Depletion and sustainability
Conversely, the exhaustion of mineral resources during mining is real. Resource economists do not deny the fact of depletion, nor its long-term impact - that in the absence of other factors, depletion will tend to drive commodity prices up. But as we have seen, mineral commodities can become more available or less scarce over time if the cost-reducing effects of new technology and exploration are greater than the cost-increasing effects of depletion.
One development that would appear to argue against economic sustainability is the growing awareness of the global depletion of oil, and in some regions such as North America, natural gas. But oil is a fundamentally different material. This starts with geology, where key differences include the fact that oil and gas were formed by only one process: the breakdown of plant life on Earth. Compared with the immense volumes of rock-forming minerals in the EarthÕs crust, living organisms on top of it have always been a very tiny proportion. But a more important fact is that the world has consumed oil, and recently natural gas as well, in a trajectory of rapid growth virtually unmatched by any other commodity. Consumption growth rates of up to 10% annually over the past 50 years are much higher than we see for other commodities, and support the contention that oil is a special depletion case for several reasons: its geological occurrence is limited, it has been inexpensive to extract, its energy utility has been impossible to duplicate for the price, and its resulting depletion rates have been incredibly high.
This focus on rates of depletion suggests that one of the dimensions of economic sustainability of metals has to do with their relative rates of depletion. Specifically, it suggests that economic sustainability will hold indefinitely as long as the rate of depletion of mineral resources is slower than the rate at which it is offset.
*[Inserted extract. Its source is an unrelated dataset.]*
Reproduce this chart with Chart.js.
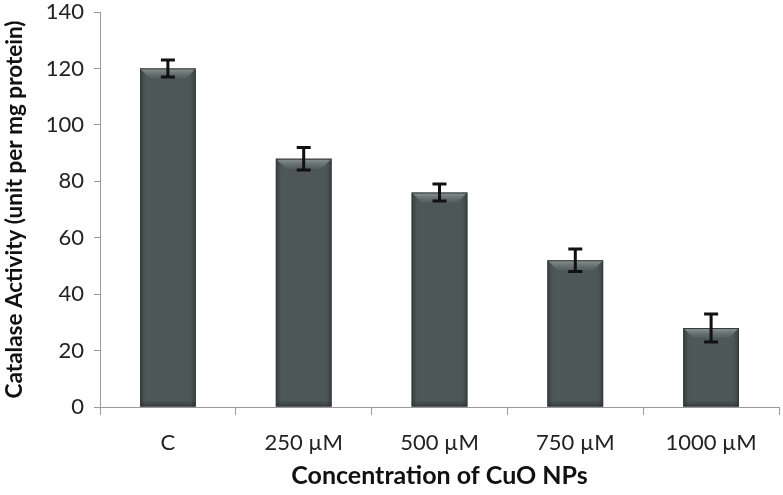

This offsetting force will be the sum of individual factors that work against depletion, and include cost-reducing technology and knowledge, lower cost resources through exploration advances, and demand shifting through substitution of materials.
An economic sustainability balance of this type also contemplates that, at some future point, the offsetting factors may not be sufficient to prevent irreversible depletion-induced price increases, and it is at this point that substituting materials and technologies must come into play to take away demand. In the case of rapid oil depletion, that substitute appears to be hydrogen as a transport fuel. Which raises the question of how the hydrogen is produced, and nuclear energy seems the most likely means of that, using high-temperature reactors.
From a detached viewpoint all this may look like mere technological optimism. But to anyone closely involved it is obvious and demonstrable. Furthermore, it is illustrated by the longer history of human use of the Earth's mineral resources. Abundance, scarcity, substitution, increasing efficiency of use, technological breakthroughs in discovery, recovery and use, sustained incremental improvements in mineral recovery and energy efficiency - all these comprise the history of minerals and humankind.